Si nos detenemos a mirar con cierta calma este mundo donde crece la
inseguridad, la incertidumbre y la angustia, quizá no podamos ser demasiado
optimistas. Los optimismos han ido desapareciendo estos últimos años. Son
muchos los pensadores de la postmodernidad que llegan a la conclusión de que
«no hay razón para la esperanza». La historia contemporánea aparece atrapada en
una especie de “destino fatal”; queremos cambiar muchas cosas, pero crece el
sentimiento de que, en realidad, apenas puede cambiarse nada. Por tanto ¿se
puede ser hombres y mujeres de esperanza en un mundo donde lo más “razonable” y
normal empieza a ser la desesperanza y la resignación?

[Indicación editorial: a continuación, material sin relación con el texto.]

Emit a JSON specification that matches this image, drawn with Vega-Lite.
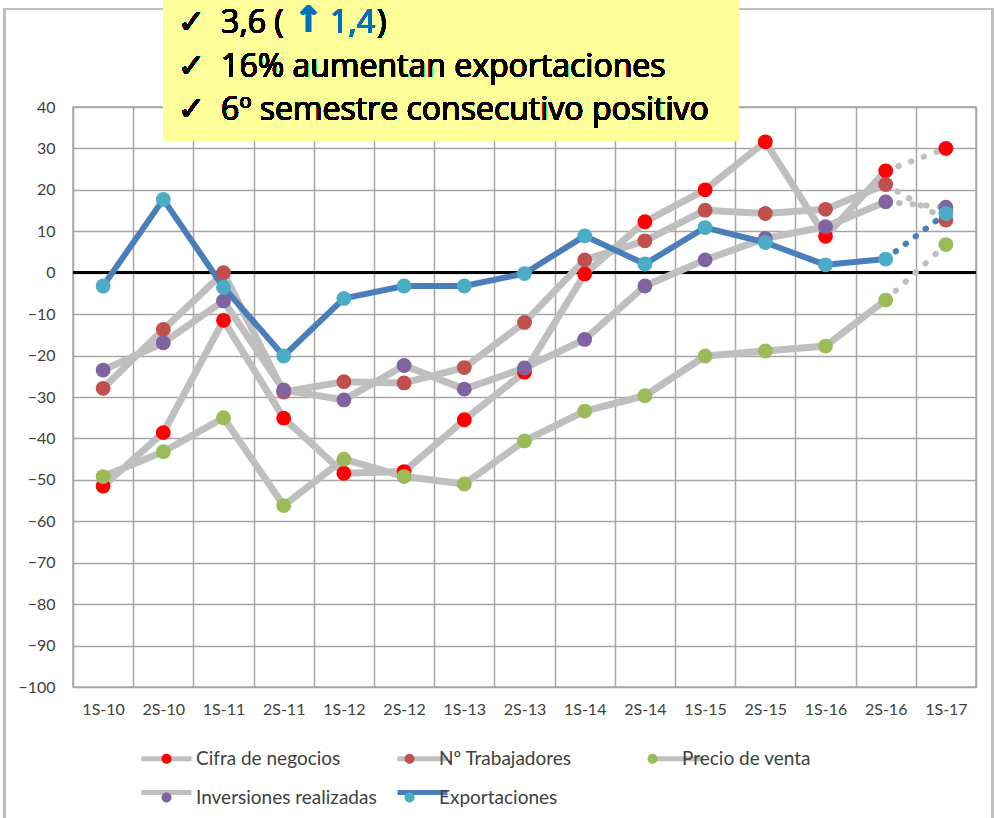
{
  "$schema": "https://vega.github.io/schema/vega-lite/v6.json",
  "autosize": "none",
  "width": 903,
  "height": 580,
  "padding": {"left": 73, "top": 107, "right": 18, "bottom": 131},
  "background": "white",
  "config": {
    "font": "Lato",
    "view": {"stroke": "#a6a6a6", "strokeWidth": 1.5},
    "axis": {"labelFont": "Lato", "labelFontSize": 16, "labelColor": "#404040", "title": null, "domain": false, "ticks": false, "tickSize": 0, "gridColor": "#a6a6a6", "gridWidth": 1.5, "gridOpacity": 1}
  },
  "data": {
    "values": [
      {"periodo": "1S-10", "serie": "Cifra de negocios", "valor": -51.5},
      {"periodo": "2S-10", "serie": "Cifra de negocios", "valor": -38.6},
      {"periodo": "1S-11", "serie": "Cifra de negocios", "valor": -11.5},
      {"periodo": "2S-11", "serie": "Cifra de negocios", "valor": -35.1},
      {"periodo": "1S-12", "serie": "Cifra de negocios", "valor": -48.4},
      {"periodo": "2S-12", "serie": "Cifra de negocios", "valor": -48.0},
      {"periodo": "1S-13", "serie": "Cifra de negocios", "valor": -35.5},
      {"periodo": "2S-13", "serie": "Cifra de negocios", "valor": -24.0},
      {"periodo": "1S-14", "serie": "Cifra de negocios", "valor": -0.3},
      {"periodo": "2S-14", "serie": "Cifra de negocios", "valor": 12.3},
      {"periodo": "1S-15", "serie": "Cifra de negocios", "valor": 20.0},
      {"periodo": "2S-15", "serie": "Cifra de negocios", "valor": 31.6},
      {"periodo": "1S-16", "serie": "Cifra de negocios", "valor": 8.8},
      {"periodo": "2S-16", "serie": "Cifra de negocios", "valor": 24.6},
      {"periodo": "1S-17", "serie": "Cifra de negocios", "valor": 30.0},
      {"periodo": "1S-10", "serie": "Nº Trabajadores", "valor": -27.9},
      {"periodo": "2S-10", "serie": "Nº Trabajadores", "valor": -13.7},
      {"periodo": "1S-11", "serie": "Nº Trabajadores", "valor": 0.0},
      {"periodo": "2S-11", "serie": "Nº Trabajadores", "valor": -28.8},
      {"periodo": "1S-12", "serie": "Nº Trabajadores", "valor": -26.3},
      {"periodo": "2S-12", "serie": "Nº Trabajadores", "valor": -26.6},
      {"periodo": "1S-13", "serie": "Nº Trabajadores", "valor": -22.9},
      {"periodo": "2S-13", "serie": "Nº Trabajadores", "valor": -12.0},
      {"periodo": "1S-14", "serie": "Nº Trabajadores", "valor": 3.1},
      {"periodo": "2S-14", "serie": "Nº Trabajadores", "valor": 7.7},
      {"periodo": "1S-15", "serie": "Nº Trabajadores", "valor": 15.1},
      {"periodo": "2S-15", "serie": "Nº Trabajadores", "valor": 14.3},
      {"periodo": "1S-16", "serie": "Nº Trabajadores", "valor": 15.3},
      {"periodo": "2S-16", "serie": "Nº Trabajadores", "valor": 21.3},
      {"periodo": "1S-17", "serie": "Nº Trabajadores", "valor": 12.7},
      {"periodo": "1S-10", "serie": "Precio de venta", "valor": -49.2},
      {"periodo": "2S-10", "serie": "Precio de venta", "valor": -43.2},
      {"periodo": "1S-11", "serie": "Precio de venta", "valor": -35.0},
      {"periodo": "2S-11", "serie": "Precio de venta", "valor": -56.2},
      {"periodo": "1S-12", "serie": "Precio de venta", "valor": -45.0},
      {"periodo": "2S-12", "serie": "Precio de venta", "valor": -49.2},
      {"periodo": "1S-13", "serie": "Precio de venta", "valor": -51.0},
      {"periodo": "2S-13", "serie": "Precio de venta", "valor": -40.6},
      {"periodo": "1S-14", "serie": "Precio de venta", "valor": -33.4},
      {"periodo": "2S-14", "serie": "Precio de venta", "valor": -29.7},
      {"periodo": "1S-15", "serie": "Precio de venta", "valor": -20.1},
      {"periodo": "2S-15", "serie": "Precio de venta", "valor": -18.9},
      {"periodo": "1S-16", "serie": "Precio de venta", "valor": -17.7},
      {"periodo": "2S-16", "serie": "Precio de venta", "valor": -6.6},
      {"periodo": "1S-17", "serie": "Precio de venta", "valor": 6.8},
      {"periodo": "1S-10", "serie": "Inversiones realizadas", "valor": -23.5},
      {"periodo": "2S-10", "serie": "Inversiones realizadas", "valor": -16.9},
      {"periodo": "1S-11", "serie": "Inversiones realizadas", "valor": -6.8},
      {"periodo": "2S-11", "serie": "Inversiones realizadas", "valor": -28.3},
      {"periodo": "1S-12", "serie": "Inversiones realizadas", "valor": -30.7},
      {"periodo": "2S-12", "serie": "Inversiones realizadas", "valor": -22.4},
      {"periodo": "1S-13", "serie": "Inversiones realizadas", "valor": -28.1},
      {"periodo": "2S-13", "serie": "Inversiones realizadas", "valor": -23.0},
      {"periodo": "1S-14", "serie": "Inversiones realizadas", "valor": -16.1},
      {"periodo": "2S-14", "serie": "Inversiones realizadas", "valor": -3.2},
      {"periodo": "1S-15", "serie": "Inversiones realizadas", "valor": 3.1},
      {"periodo": "2S-15", "serie": "Inversiones realizadas", "valor": 8.3},
      {"periodo": "1S-16", "serie": "Inversiones realizadas", "valor": 11.1},
      {"periodo": "2S-16", "serie": "Inversiones realizadas", "valor": 17.1},
      {"periodo": "1S-17", "serie": "Inversiones realizadas", "valor": 15.8},
      {"periodo": "1S-10", "serie": "Exportaciones", "valor": -3.2},
      {"periodo": "2S-10", "serie": "Exportaciones", "valor": 17.7},
      {"periodo": "1S-11", "serie": "Exportaciones", "valor": -3.5},
      {"periodo": "2S-11", "serie": "Exportaciones", "valor": -20.1},
      {"periodo": "1S-12", "serie": "Exportaciones", "valor": -6.2},
      {"periodo": "2S-12", "serie": "Exportaciones", "valor": -3.2},
      {"periodo": "1S-13", "serie": "Exportaciones", "valor": -3.2},
      {"periodo": "2S-13", "serie": "Exportaciones", "valor": -0.2},
      {"periodo": "1S-14", "serie": "Exportaciones", "valor": 8.9},
      {"periodo": "2S-14", "serie": "Exportaciones", "valor": 2.1},
      {"periodo": "1S-15", "serie": "Exportaciones", "valor": 10.9},
      {"periodo": "2S-15", "serie": "Exportaciones", "valor": 7.3},
      {"periodo": "1S-16", "serie": "Exportaciones", "valor": 1.9},
      {"periodo": "2S-16", "serie": "Exportaciones", "valor": 3.3},
      {"periodo": "1S-17", "serie": "Exportaciones", "valor": 14.3}
    ]
  },
  "resolve": {"scale": {"x": "independent"}},
  "layer": [
    {
      "encoding": {
        "x": {"field": "periodo", "type": "ordinal",
          "scale": {"type": "band", "paddingInner": 0, "paddingOuter": 0, "domain": ["1S-10","2S-10","1S-11","2S-11","1S-12","2S-12","1S-13","2S-13","1S-14","2S-14","1S-15","2S-15","1S-16","2S-16","1S-17"]},
          "axis": {"grid": true, "tickBand": "extent", "labelAngle": 0, "labelPadding": 14}},
        "y": {"field": "valor", "type": "quantitative",
          "scale": {"domain": [-100, 40], "nice": false, "zero": false},
          "axis": {"grid": true, "values": [-100,-90,-80,-70,-60,-50,-40,-30,-20,-10,0,10,20,30,40], "labelPadding": 18}}
      },
      "layer": [
        {"mark": {"type": "rule", "color": "black", "strokeWidth": 2.5}, "encoding": {"y": {"datum": 0, "type": "quantitative"}, "x": null}},
        {
          "transform": [{"filter": "datum.serie != 'Exportaciones' && datum.periodo != '1S-17'"}],
          "mark": {"type": "line", "strokeWidth": 7, "strokeJoin": "round", "strokeCap": "round"},
          "encoding": {
            "stroke": {"field": "serie", "type": "nominal",
              "scale": {"domain": ["Cifra de negocios","Nº Trabajadores","Precio de venta","Inversiones realizadas","Exportaciones"], "range": ["#bfbfbf","#bfbfbf","#bfbfbf","#bfbfbf","#4a7ebb"]},
              "legend": {"orient": "none", "legendX": 71, "legendY": 629, "direction": "horizontal", "columns": 3, "gridAlign": "all", "columnPadding": 10, "rowPadding": 1, "title": null,
                "symbolType": "M-1.25,0H1.25", "symbolSize": 1600, "symbolStrokeWidth": 5, "symbolOpacity": 1,
                "labelFont": "Lato", "labelFontSize": 19, "labelOffset": 7, "labelLimit": 400, "labelOpacity": 0, "padding": 0, "offset": 0}}
          }
        },
        {
          "transform": [{"filter": "datum.serie == 'Exportaciones' && datum.periodo != '1S-17'"}],
          "mark": {"type": "line", "strokeWidth": 6, "strokeJoin": "round", "strokeCap": "round"},
          "encoding": {"stroke": {"field": "serie", "type": "nominal"}}
        },
        {
          "transform": [{"filter": "datum.serie != 'Exportaciones' && (datum.periodo == '2S-16' || datum.periodo == '1S-17')"}],
          "mark": {"type": "line", "color": "#bfbfbf", "strokeWidth": 6, "strokeDash": [0.5, 13], "strokeCap": "round"},
          "encoding": {"detail": {"field": "serie"}}
        },
        {
          "transform": [{"filter": "datum.serie == 'Exportaciones' && (datum.periodo == '2S-16' || datum.periodo == '1S-17')"}],
          "mark": {"type": "line", "color": "#4a7ebb", "strokeWidth": 6, "strokeDash": [0.5, 12], "strokeCap": "round"},
          "encoding": {}
        },
        {
          "mark": {"type": "point", "filled": true, "size": 220, "opacity": 1, "strokeWidth": 0},
          "encoding": {
            "fill": {"field": "serie", "type": "nominal",
              "sort": ["Cifra de negocios","Nº Trabajadores","Precio de venta","Inversiones realizadas","Exportaciones"],
              "scale": {"range": ["#ff0000","#c0504d","#9bbb59","#8064a2","#4bacc6"]},
              "legend": {"orient": "none", "legendX": 71, "legendY": 629, "direction": "horizontal", "columns": 3, "gridAlign": "all", "columnPadding": 10, "rowPadding": 1, "title": null,
                "symbolType": "M-0.25,0A0.25,0.25,0,1,1,0.25,0A0.25,0.25,0,1,1,-0.25,0Z", "symbolSize": 1600, "symbolStrokeWidth": 5, "symbolStrokeColor": "transparent", "symbolOpacity": 1,
                "labelFont": "Lato", "labelFontSize": 19, "labelOffset": 7, "labelLimit": 400, "labelColor": "#404040", "padding": 0, "offset": 0}}
          }
        }
      ]
    },
    {
      "layer": [
        {
          "mark": {"type": "rect", "filled": false, "stroke": "#bfbfbf", "strokeWidth": 2},
          "encoding": {
            "x": {"datum": -1.13, "type": "quantitative", "scale": {"domain": [0, 15], "nice": false, "zero": false}, "axis": null},
            "x2": {"datum": 15.27},
            "y": {"datum": 63.65, "type": "quantitative", "scale": {"domain": [-100, 40], "nice": false, "zero": false}},
            "y2": {"datum": -135}
          }
        },
        {
          "mark": {"type": "rect", "color": "#ffff99", "opacity": 1},
          "encoding": {
            "x": {"datum": 1.5, "type": "quantitative", "scale": {"domain": [0, 15], "nice": false, "zero": false}, "axis": null},
            "x2": {"datum": 11.05},
            "y": {"datum": 65.9, "type": "quantitative", "scale": {"domain": [-100, 40], "nice": false, "zero": false}},
            "y2": {"datum": 31.8}
          }
        },
        {
          "mark": {"type": "text", "text": ["✓", "✓", "✓"], "font": "DejaVu Sans", "fontSize": 33, "align": "left", "baseline": "alphabetic", "lineHeight": 43.5, "color": "black"},
          "encoding": {
            "x": {"datum": 1.74, "type": "quantitative", "scale": {"domain": [0, 15], "nice": false, "zero": false}, "axis": null},
            "y": {"datum": 57.86, "type": "quantitative", "scale": {"domain": [-100, 40], "nice": false, "zero": false}}
          }
        },
        {
          "mark": {"type": "text", "text": ["3,6 (", "16% aumentan exportaciones", "6º semestre consecutivo positivo"], "font": "Open Sans", "fontSize": 32, "align": "left", "baseline": "alphabetic", "lineHeight": 43.5, "color": "black"},
          "encoding": {
            "x": {"datum": 2.46, "type": "quantitative", "scale": {"domain": [0, 15], "nice": false, "zero": false}, "axis": null},
            "y": {"datum": 57.86, "type": "quantitative", "scale": {"domain": [-100, 40], "nice": false, "zero": false}}
          }
        },
        {
          "mark": {"type": "text", "text": "↑", "font": "DejaVu Sans", "fontWeight": "bold", "fontSize": 36, "align": "left", "baseline": "alphabetic", "color": "#0070c0"},
          "encoding": {
            "x": {"datum": 3.66, "type": "quantitative", "scale": {"domain": [0, 15], "nice": false, "zero": false}, "axis": null},
            "y": {"datum": 58.2, "type": "quantitative", "scale": {"domain": [-100, 40], "nice": false, "zero": false}}
          }
        },
        {
          "mark": {"type": "text", "text": "1,4", "font": "Open Sans", "fontSize": 32, "align": "left", "baseline": "alphabetic", "color": "#0070c0"},
          "encoding": {
            "x": {"datum": 4.27, "type": "quantitative", "scale": {"domain": [0, 15], "nice": false, "zero": false}, "axis": null},
            "y": {"datum": 57.86, "type": "quantitative", "scale": {"domain": [-100, 40], "nice": false, "zero": false}}
          }
        },
        {
          "mark": {"type": "text", "text": ")", "font": "Open Sans", "fontSize": 32, "align": "left", "baseline": "alphabetic", "color": "black"},
          "encoding": {
            "x": {"datum": 5.05, "type": "quantitative", "scale": {"domain": [0, 15], "nice": false, "zero": false}, "axis": null},
            "y": {"datum": 57.86, "type": "quantitative", "scale": {"domain": [-100, 40], "nice": false, "zero": false}}
          }
        }
      ]
    }
  ]
}
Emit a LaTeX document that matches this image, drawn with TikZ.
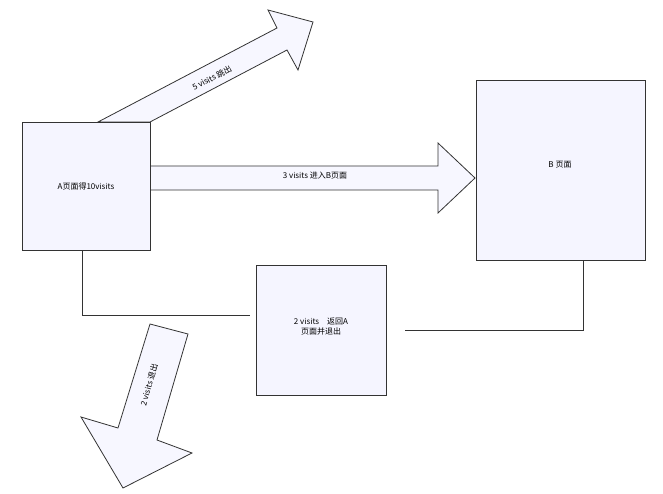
\documentclass[tikz,border=0pt]{standalone}
\usepackage{fontspec}
\setmainfont{Liberation Serif}
\newfontfamily\cjk{Noto Sans CJK SC}
\begin{document}
\begin{tikzpicture}[x=1pt,y=-1pt,
  page/.style={draw=black!80,fill=blue!4,line width=0.8pt},
  bigarrow/.style={draw=black!80,fill=blue!3,line width=0.8pt},
  lbl/.style={font=\cjk\fontsize{8}{10}\selectfont,inner sep=0pt},
  conn/.style={draw=black!80,line width=0.8pt}]
\useasboundingbox (0,0) rectangle (663,494);
\draw[bigarrow] (98,122) -- (277,28) -- (268,10) -- (313,22) -- (298,70) -- (287,50) -- (150,122) -- cycle;
\draw[bigarrow] (150,166) -- (438,166) -- (438,143) -- (475,178) -- (438,213) -- (438,190) -- (150,190) -- cycle;
\draw[bigarrow] (150,324) -- (188,334) -- (157,440) -- (192,453) -- (123,488) -- (81,417) -- (118,428) -- cycle;
\node[page,minimum width=128pt,minimum height=128pt,inner sep=0pt] (A) at (86,186) {};
\node[lbl] at (A.center) {A页面得10visits};
\node[page,minimum width=169pt,minimum height=180pt] (B) at (560.5,170) {};
\node[lbl] at (560,165) {B 页面};
\node[page,minimum width=130pt,minimum height=130pt] (C) at (321,330) {};
\node[lbl,align=center] at (321,327) {2 visits\quad 返回A\\页面并退出};
\node[lbl] at (315,176) {3 visits 进入B页面};
\node[lbl,rotate=28] at (212,78) {5 visits 跳出};
\node[lbl,rotate=74] at (149,385) {2 visits 退出};
\coordinate (c1) at (82,315);
\coordinate (c2) at (250,315);
\coordinate (c3) at (405,330);
\coordinate (c4) at (583,330);
\draw[conn] (A.south -| c1) -- (c1) -- (c2);
\draw[conn] (c3) -- (c4) -- (B.south -| c4);
\end{tikzpicture}
\end{document}
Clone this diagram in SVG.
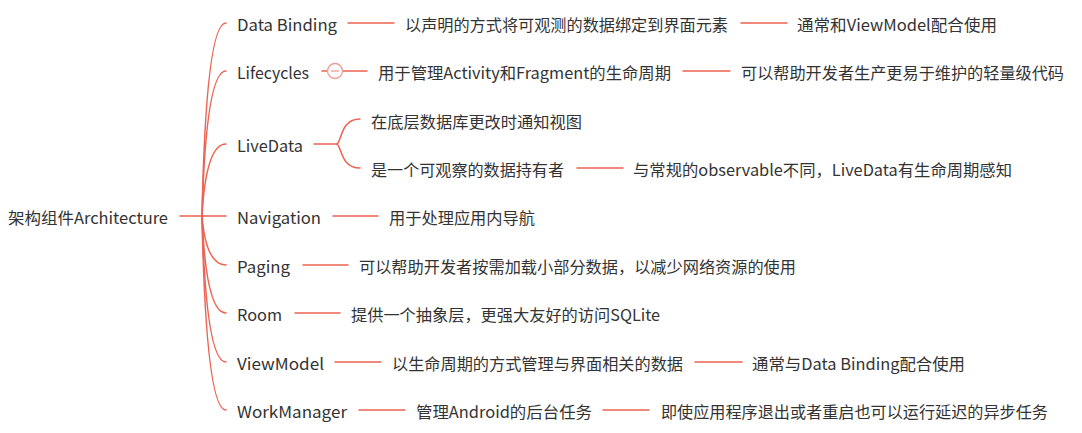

La esperanza cristiana no es un optimismo barato, ni la
búsqueda de un consuelo ingenuo, sino todo un estilo de enfrentarse a la vida
desde la confianza radical en un Dios Padre
de todos, que está sobre todos, entre todos y en todos»[1].
No es cuestión de ser optimistas o pesimistas. La
esperanza es otra cosa. Es algo mucho más profundo. El creyente experimenta la
vida como algo que está en marcha hacia su plenitud. La vida está siendo
trabajada por la fuerza salvadora de Dios.
En el interior del hombre de esperanza crece una
convicción: Dios está viniendo, viniendo constantemente. Y cuando todas las esperanzas
humanas parecen apagarse, el creyente sabe que Dios sigue viniendo en nuestros
trabajos, sufrimientos, aspiraciones y luchas. Por eso, el hombre que de verdad
vive de esperanza no se refugia cobardemente en el disfrute del momento
presente, ni busca consuelo en un mundo artificial y engañoso, ni mucho menos se
hunde en un pesimismo destructor. Prepara, sencillamente, el camino al Señor, es decir, se niega a entrar por caminos que no
conducen a ninguna parte. Y al mismo tiempo se esfuerza por liberar todas las
fuerzas que bloquean el crecimiento y el progreso de una vida auténticamente
humana[2].
Cada día es una nueva ocasión y una nueva posibilidad
para hacer crecer entre nosotros el reino de Dios. En cada una de nuestras
actuaciones por pequeña que sea, estamos engendrando o abortando esa nueva
sociedad.
La pregunta hoy por hoy es muy sencilla y quizá a la vez
perturbadora: ¿por qué nos dejamos desalentar por las malas experiencias de
superficie, sin enraizar nuestra vida en un Dios que sigue vivo y activo en
medio de nosotros?
El mejor y más grande ejemplo es la doncella de Nazaret. María,
la Virgen del Silencio, nos enseña el valor de un silencio fecundo y humilde,
cuajado de obras y realizaciones. Nos alecciona magistralmente en el difícil
arte de decir poco y hacer mucho. No la vemos en las plazas públicas predicando
la Buena Nueva a grandes voces y en decenas de lenguas. No la sorprendemos
haciendo milagros por las cercanías del templo ante el asombro de media
Jerusalén.
Ella seguía callando y oraba. Oraba mucho. Y ese
silencio-oración sostenía la Iglesia naciente y le daba pujanza y fecundidad.
Precisamente por esa intercesión silenciosa, María era la Mediadora de todas
las gracias. Sí, de todas esas gracias que estaba Dios concediendo a raudales a
través de la predicación y milagros de los apóstoles.
María. Lo más poderoso ante Dios. La llena-de-esperanza.